Siegel is a favorite of ours because of his down-to-earth perspective on wine and his enthusiasm for cheap wine. (His term, not ours. We like to think of it as “value wine” or fine wine that happens to be inexpensive.) But we part company with his mild dis’ of this wine; “simple” is a characteristic that many casual wine drinkers appreciate. Many wine drinkers can do without the “minerality” or “smoke and coffee notes” that they probably don’t detect anyway.
“Still, if you can find the Los Dos, it’s worth buying,” Siegel writes, redeeming himself in our eyes. “It’s clean and professional, and someone tried for balance when making it, which isn’t usually the case with wines targeted for the U.S.”
Where the Post’s McIyntre and The Wine Curmudgeon are in lockstep is that Los Dos is a good companion to the backyard grills that are firing up all over town, now that warm spring weather has finally arrived in Washington.
“Stock up on this and put some burgers and sausages on the grill,” suggests McIntyre. “This is a food wine, for red meat and barbeque, and a very pleasant and welcome surprise,” Siegel agrees. “Assuming we can find it on a store shelf, of course.”
An not only can you find it on store shelves—it’s distributed locally by Winebow, which has very good penetration in the District, Maryland and Virginia—but it’s on sale through the end of the month at Montgomery County Liquor stores for just $7.49 a bottle (regularly $8.65). And it’s still a good buy for $7.99 a bottle at Cairo Wine & Liquor or even $8.99 Calvert Woodley or at Well Discount Liquors in Baltimore.
[Compare prices and find these wines online or at a store near you nationwide.]

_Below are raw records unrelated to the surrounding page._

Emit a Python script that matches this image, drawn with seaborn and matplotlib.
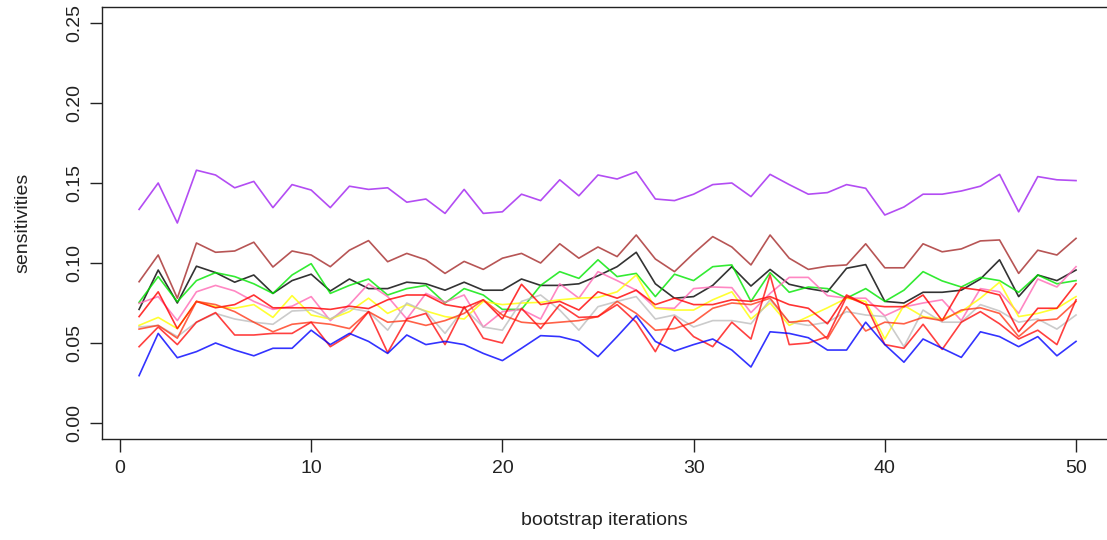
import numpy as np
import pandas as pd
import matplotlib
matplotlib.use("Agg")
import matplotlib.pyplot as plt
import seaborn as sns

iterations = list(range(1, 51))

purple = [0.1335, 0.150, 0.125, 0.158, 0.155, 0.147, 0.151, 0.1346, 0.149,
          0.1456, 0.1346, 0.148, 0.146, 0.147, 0.138, 0.140, 0.131,
          0.146, 0.131, 0.132, 0.143, 0.139, 0.152, 0.142, 0.155,
          0.1525, 0.157, 0.140, 0.139, 0.143, 0.149, 0.150, 0.1415,
          0.1554, 0.149, 0.143, 0.144, 0.149, 0.1467, 0.130, 0.135,
          0.143, 0.143, 0.145, 0.148, 0.1554, 0.132, 0.154, 0.152, 0.1515]
brown = [0.0883, 0.105, 0.078, 0.1125, 0.1067, 0.1075, 0.113, 0.0975, 0.1075,
         0.105, 0.0977, 0.108, 0.114, 0.1008, 0.106, 0.102, 0.0935,
         0.101, 0.096, 0.103, 0.106, 0.100, 0.112, 0.103, 0.110,
         0.104, 0.1175, 0.1025, 0.0946, 0.106, 0.1165, 0.110, 0.0988,
         0.1175, 0.103, 0.096, 0.098, 0.0988, 0.112, 0.097, 0.097,
         0.112, 0.107, 0.1088, 0.1138, 0.1144, 0.0935, 0.108, 0.105, 0.1154]
black = [0.071, 0.0956, 0.075, 0.098, 0.094, 0.088, 0.0925, 0.081, 0.089,
         0.093, 0.0825, 0.090, 0.084, 0.084, 0.088, 0.087, 0.083,
         0.088, 0.083, 0.083, 0.090, 0.086, 0.086, 0.087, 0.092,
         0.0977, 0.1067, 0.087, 0.078, 0.079, 0.086, 0.0977, 0.0856,
         0.096, 0.0867, 0.084, 0.082, 0.0967, 0.099, 0.076, 0.075,
         0.0817, 0.0817, 0.083, 0.090, 0.102, 0.079, 0.0925, 0.089, 0.0956]
green = [0.0754, 0.0915, 0.0758, 0.089, 0.094, 0.0915, 0.087, 0.081, 0.0925,
         0.0996, 0.081, 0.086, 0.090, 0.080, 0.084, 0.086, 0.075,
         0.084, 0.080, 0.071, 0.071, 0.086, 0.0946, 0.0904, 0.102,
         0.0915, 0.0935, 0.079, 0.093, 0.089, 0.0977, 0.0988, 0.076,
         0.094, 0.0817, 0.085, 0.084, 0.078, 0.084, 0.076, 0.083,
         0.0946, 0.0888, 0.085, 0.091, 0.089, 0.0817, 0.0925, 0.087, 0.089]
hotpink = [0.0748, 0.079, 0.064, 0.082, 0.086, 0.0825, 0.076, 0.071, 0.073,
           0.079, 0.064, 0.074, 0.087, 0.079, 0.065, 0.081, 0.0755,
           0.080, 0.060, 0.0696, 0.071, 0.065, 0.087, 0.078, 0.0946,
           0.089, 0.083, 0.072, 0.0717, 0.084, 0.085, 0.0846, 0.069,
           0.081, 0.091, 0.091, 0.0796, 0.078, 0.078, 0.067, 0.0725,
           0.075, 0.077, 0.064, 0.084, 0.082, 0.0685, 0.090, 0.085, 0.0977]
yellow = [0.061, 0.066, 0.059, 0.076, 0.0727, 0.0717, 0.074, 0.066, 0.0796,
          0.0675, 0.065, 0.0696, 0.078, 0.0685, 0.074, 0.070, 0.0665,
          0.065, 0.076, 0.074, 0.075, 0.0754, 0.077, 0.078, 0.0785,
          0.082, 0.0925, 0.0717, 0.0706, 0.0706, 0.077, 0.082, 0.065,
          0.075, 0.061, 0.0665, 0.072, 0.078, 0.076, 0.0525, 0.0735,
          0.0665, 0.065, 0.0696, 0.078, 0.088, 0.0665, 0.0685, 0.0717, 0.079]
gray = [0.060, 0.061, 0.054, 0.063, 0.0685, 0.065, 0.063, 0.0617, 0.0700,
        0.0706, 0.065, 0.0717, 0.0696, 0.058, 0.075, 0.0696, 0.056,
        0.0717, 0.060, 0.058, 0.076, 0.080, 0.0706, 0.058, 0.0727,
        0.076, 0.079, 0.065, 0.0675, 0.060, 0.064, 0.064, 0.062,
        0.077, 0.063, 0.061, 0.063, 0.0696, 0.0675, 0.0665, 0.0477,
        0.0706, 0.063, 0.063, 0.074, 0.070, 0.063, 0.065, 0.0587, 0.0675]
red_a = [0.0665, 0.082, 0.059, 0.076, 0.072, 0.074, 0.080, 0.072, 0.072,
         0.072, 0.071, 0.073, 0.0715, 0.077, 0.080, 0.080, 0.074,
         0.072, 0.077, 0.065, 0.0867, 0.074, 0.076, 0.0706, 0.082,
         0.078, 0.083, 0.074, 0.078, 0.074, 0.074, 0.077, 0.076,
         0.079, 0.074, 0.0717, 0.062, 0.080, 0.074, 0.0727, 0.0727,
         0.080, 0.064, 0.0846, 0.083, 0.080, 0.057, 0.0717, 0.0717, 0.087]
red_b = [0.0587, 0.061, 0.053, 0.076, 0.074, 0.0696, 0.063, 0.057, 0.0617,
         0.063, 0.0617, 0.059, 0.0696, 0.063, 0.064, 0.061, 0.064,
         0.0685, 0.077, 0.0675, 0.063, 0.062, 0.063, 0.064, 0.0665,
         0.076, 0.0685, 0.058, 0.059, 0.063, 0.0717, 0.075, 0.074,
         0.078, 0.063, 0.064, 0.0525, 0.0727, 0.0575, 0.063, 0.062,
         0.066, 0.064, 0.0706, 0.072, 0.0685, 0.054, 0.064, 0.065, 0.076]
red_c = [0.0477, 0.060, 0.049, 0.063, 0.069, 0.055, 0.055, 0.056, 0.056,
         0.063, 0.0477, 0.055, 0.0696, 0.044, 0.065, 0.0685, 0.049,
         0.0727, 0.053, 0.050, 0.0717, 0.059, 0.074, 0.066, 0.0665,
         0.074, 0.063, 0.0446, 0.0665, 0.054, 0.0477, 0.063, 0.0525,
         0.0925, 0.049, 0.050, 0.054, 0.079, 0.074, 0.049, 0.0467,
         0.0617, 0.046, 0.063, 0.0696, 0.062, 0.0525, 0.058, 0.049, 0.077]
blue = [0.0296, 0.056, 0.0408, 0.0446, 0.050, 0.0456, 0.042, 0.0467, 0.0467,
        0.058, 0.049, 0.056, 0.051, 0.0435, 0.055, 0.049, 0.051,
        0.049, 0.0435, 0.039, 0.0467, 0.0546, 0.054, 0.051, 0.0415,
        0.054, 0.067, 0.051, 0.045, 0.049, 0.0525, 0.0456, 0.035,
        0.057, 0.056, 0.0533, 0.0456, 0.0456, 0.063, 0.049, 0.038,
        0.0525, 0.0467, 0.041, 0.057, 0.054, 0.0477, 0.054, 0.042, 0.051]

series = {
    "purple": purple, "brown": brown, "black": black, "green": green,
    "hotpink": hotpink, "yellow": yellow, "gray": gray,
    "red_a": red_a, "red_b": red_b, "red_c": red_c, "blue": blue,
}
palette = {
    "purple": "#A020F0", "brown": "#A52A2A", "black": "#000000",
    "green": "#00E600", "hotpink": "#FF69B4", "yellow": "#FFFF00",
    "gray": "#BEBEBE", "red_a": "#FF0000", "red_b": "#FF3A1A",
    "red_c": "#FF1010", "blue": "#0000FF",
}

rows = []
for name, vals in series.items():
    for it, v in zip(iterations, vals):
        rows.append({"iteration": it, "sensitivity": v, "series": name})
df = pd.DataFrame(rows)

plt.rcParams['font.family'] = ['Liberation Sans', 'DejaVu Sans']
fig = plt.figure(figsize=(11.07, 5.40), dpi=100)
W, H = 1107, 540
left, right, top, bottom = 101.6, 1113.5, 7, 439
ax = fig.add_axes([left / W, (H - bottom) / H, (right - left) / W, (bottom - top) / H])

sns.lineplot(data=df, x="iteration", y="sensitivity", hue="series",
             palette=palette, legend=False, estimator=None, sort=False,
             linewidth=1.2, alpha=0.8, ax=ax)

ax.set_xlim(-0.96, 51.96)
ax.set_ylim(-0.01, 0.26)
ax.set_xticks([0, 10, 20, 30, 40, 50])
ax.set_yticks([0.00, 0.05, 0.10, 0.15, 0.20, 0.25])
ax.set_yticklabels(["0.00", "0.05", "0.10", "0.15", "0.20", "0.25"],
                   rotation=90, va="center")
fs = 14
ax.tick_params(axis="both", direction="out", length=9, width=1.0,
               labelsize=fs, colors="#222222")
ax.tick_params(axis="x", pad=6)
ax.tick_params(axis="y", pad=4.5)
for s in ax.spines.values():
    s.set_linewidth(1.0)
    s.set_color("#222222")
ax.set_xlabel("bootstrap iterations", fontsize=fs, color="#222222")
ax.set_ylabel("sensitivities", fontsize=fs, color="#222222")
ax.xaxis.set_label_coords(0.497, (bottom - 512) / (bottom - top))
ax.yaxis.set_label_coords((31 - left) / (right - left), 0.5)
ax.grid(False)

fig.savefig("out.png", dpi=100)
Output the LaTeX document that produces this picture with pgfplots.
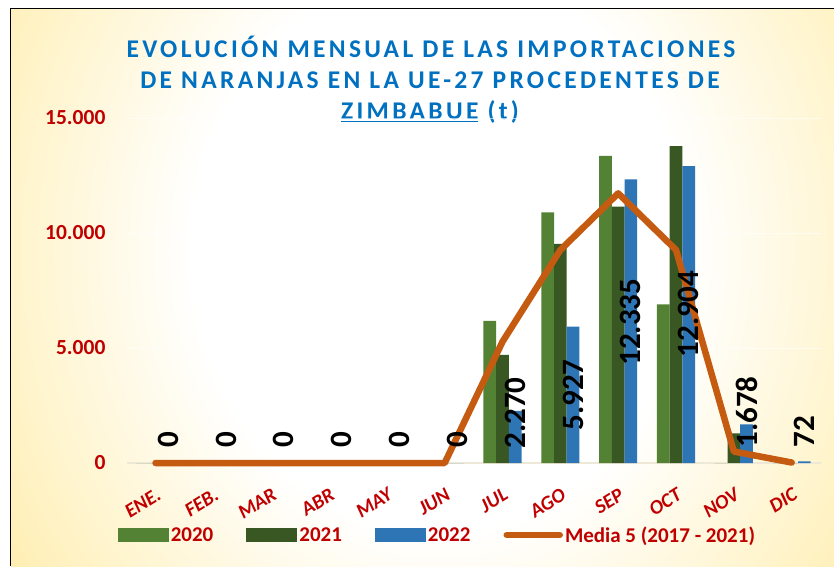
\documentclass[border=0pt]{standalone}
\usepackage{pgfplots}
\pgfplotsset{compat=1.18}
\usepackage{pgfplotstable}
\usepackage{fontspec}
\setmainfont{Carlito}
\newfontfamily\titlefont[LetterSpace=13]{Carlito}
\definecolor{c2020}{RGB}{84,130,53}
\definecolor{c2021}{RGB}{56,87,35}
\definecolor{c2022}{RGB}{46,117,182}
\definecolor{cline}{RGB}{197,90,17}
\definecolor{cred}{RGB}{192,0,0}
\definecolor{ctitle}{RGB}{0,112,192}
\definecolor{gold}{RGB}{255,196,20}
\definecolor{pale}{RGB}{255,240,185}
\definecolor{baseln}{RGB}{238,232,215}
\pgfdeclareradialshading{bgshade}{\pgfpoint{0bp}{0bp}}{color(0bp)=(white); color(14bp)=(white); color(28bp)=(pale); color(48bp)=(gold); color(80bp)=(gold)}

\pgfplotstableread{
x y2020 y2021 y2022 media
0 0 0 0 0
1 0 0 0 0
2 0 0 0 0
3 0 0 0 0
4 0 0 0 0
5 0 0 0 0
6 6180 4700 2270 5275
7 10900 9530 5927 9260
8 13350 11150 12335 11725
9 6900 13780 12904 9260
10 0 1290 1678 500
11 0 0 72 20
}\data

\begin{document}
\begin{tikzpicture}[x=1pt,y=1pt]
\useasboundingbox (0,0) rectangle (834,566);
\fill[white] (0,0) rectangle (834,566);
\begin{scope}
\clip (11,0) rectangle (834,557);
\shade[shading=bgshade] (0,-184) rectangle (880,816);
\end{scope}
\draw[black, line width=1.6pt] (10.5,0) -- (10.5,557.5) -- (834,557.5);

\node[font=\titlefont\bfseries\fontsize{25.5}{28}\selectfont, text=ctitle] at (431,519) {EVOLUCIÓN MENSUAL DE LAS IMPORTACIONES};
\node[font=\titlefont\bfseries\fontsize{25.5}{28}\selectfont, text=ctitle] at (430,486) {DE NARANJAS EN LA UE-27 PROCEDENTES DE};
\node[font=\titlefont\bfseries\fontsize{25.5}{28}\selectfont, text=ctitle] at (430,454) {\underline{ZIMBABUE} (t)};

\begin{axis}[
  at={(126.6pt,103pt)}, anchor=south west,
  scale only axis, width=694pt, height=345pt,
  xmin=-0.5, xmax=11.5, ymin=0, ymax=15000,
  clip=false,
  axis line style={draw=none},
  major tick length=0pt,
  xtick={0,...,11},
  xticklabels={ENE.,FEB.,MAR,ABR,MAY,JUN,JUL,AGO,SEP,OCT,NOV,DIC},
  xticklabel style={xshift=0pt, yshift=-24pt, rotate=32, anchor=north east, inner sep=0pt,
    font=\bfseries\itshape\fontsize{20}{22}\selectfont, text=cred},
  ytick={0,5000,10000,15000},
  scaled y ticks=false,
  yticklabel style={/pgf/number format/.cd, 1000 sep={.}, assume math mode=true, /tikz/.cd,
    font=\bfseries\fontsize{21.5}{24}\selectfont, text=cred, anchor=east, inner sep=0pt, xshift=-21pt},
  ymajorgrids,
  major grid style={draw=white, line width=1pt, opacity=0.6},
  legend columns=4,
  legend style={at={(axis description cs:-0.013,-0.2087)}, anchor=west, draw=none, fill=none,
    font=\bfseries\fontsize{21}{24}\selectfont, text=cred, inner sep=0pt,
    /tikz/every even column/.append style={column sep=31pt}},
]
\draw[baseln, line width=2.5pt] (axis cs:-0.5,0) -- (axis cs:11.5,0);
\addplot[ybar, bar width=12.7pt, bar shift=-12.7pt, fill=c2020, draw=none,
  legend image code/.code={\fill[c2020] (0pt,-7pt) rectangle (51pt,7pt);}] table[x=x,y=y2020] {\data};
\addplot[ybar, bar width=12.7pt, bar shift=0pt, fill=c2021, draw=none,
  legend image code/.code={\fill[c2021] (0pt,-7pt) rectangle (51pt,7pt);}] table[x=x,y=y2021] {\data};
\addplot[ybar, bar width=12.7pt, bar shift=12.7pt, fill=c2022, draw=none,
  legend image code/.code={\fill[c2022] (0pt,-7pt) rectangle (51pt,7pt);}] table[x=x,y=y2022] {\data};
\addplot[cline, line width=6.5pt, line join=round, line cap=round, mark=none,
  legend image code/.code={\draw[cline, line width=6.5pt, line cap=round] (3pt,0pt) -- (56pt,0pt);}] table[x=x,y=media] {\data};
\addplot[draw=none, mark=none, nodes near coords, point meta=explicit symbolic,
  nodes near coords style={rotate=90, anchor=center, text=black, font=\bfseries\fontsize{31}{34}\selectfont}]
  coordinates {(0.22,1000)[0] (1.22,1000)[0] (2.22,1000)[0] (3.22,1000)[0] (4.22,1000)[0] (5.22,1000)[0]
  (6.22,2174)[2.270] (7.22,2957)[5.927] (8.22,6130)[12.335] (9.22,6478)[12.904] (10.22,2217)[1.678] (11.22,1348)[72]};
\legend{2020,2021,2022,Media 5 (2017 - 2021)}
\end{axis}
\end{tikzpicture}
\end{document}
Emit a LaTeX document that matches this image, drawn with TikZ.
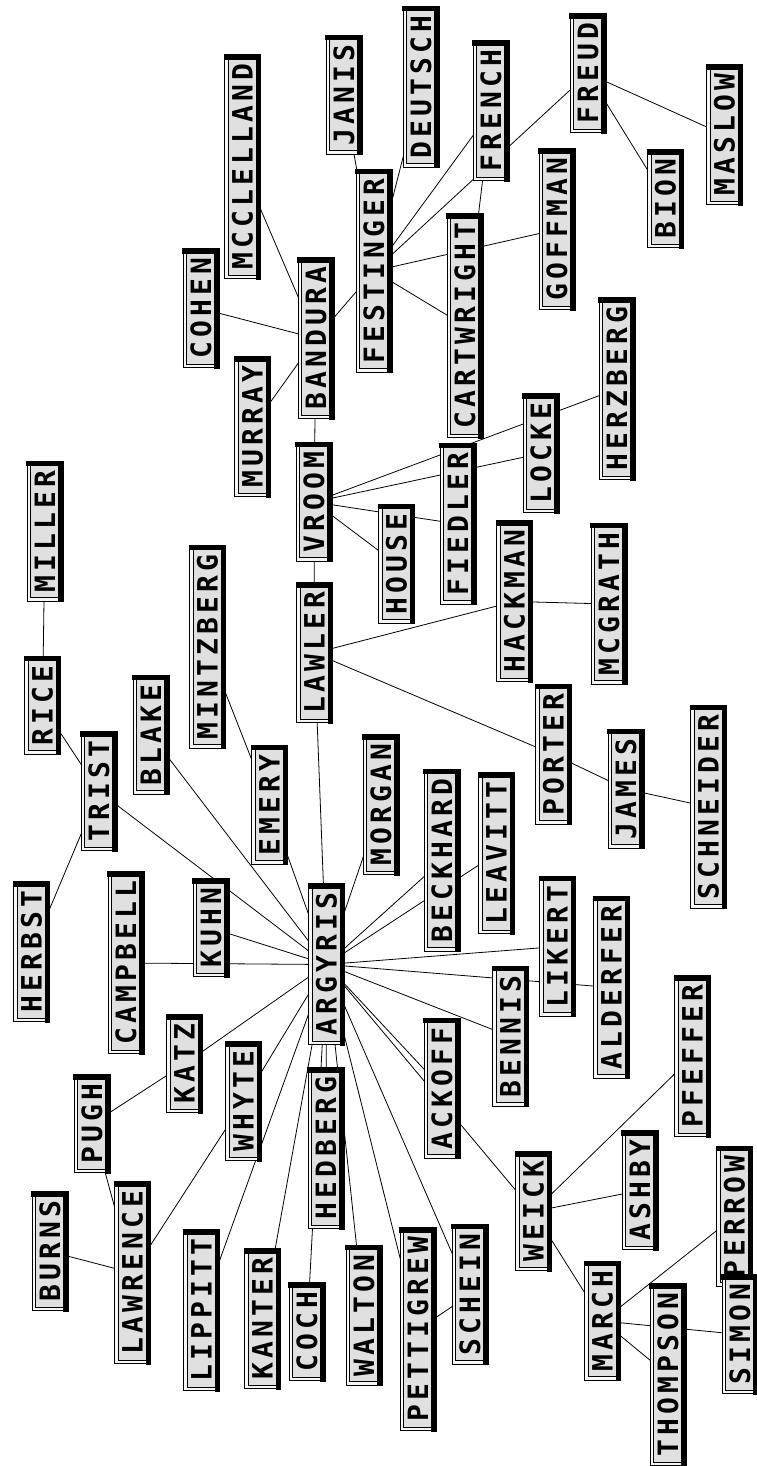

Just don’t buy it for the $14.99 they’re asking at Chevy Chase Wine & Spirits (especially when there are always so many outstanding bargains available there). It’s regrettably not uncommon for Montgomery County resident to pay twice as much for a wine available in DC or Virginia for half the price. This is one of those truly rare occasions when the reverse is possible.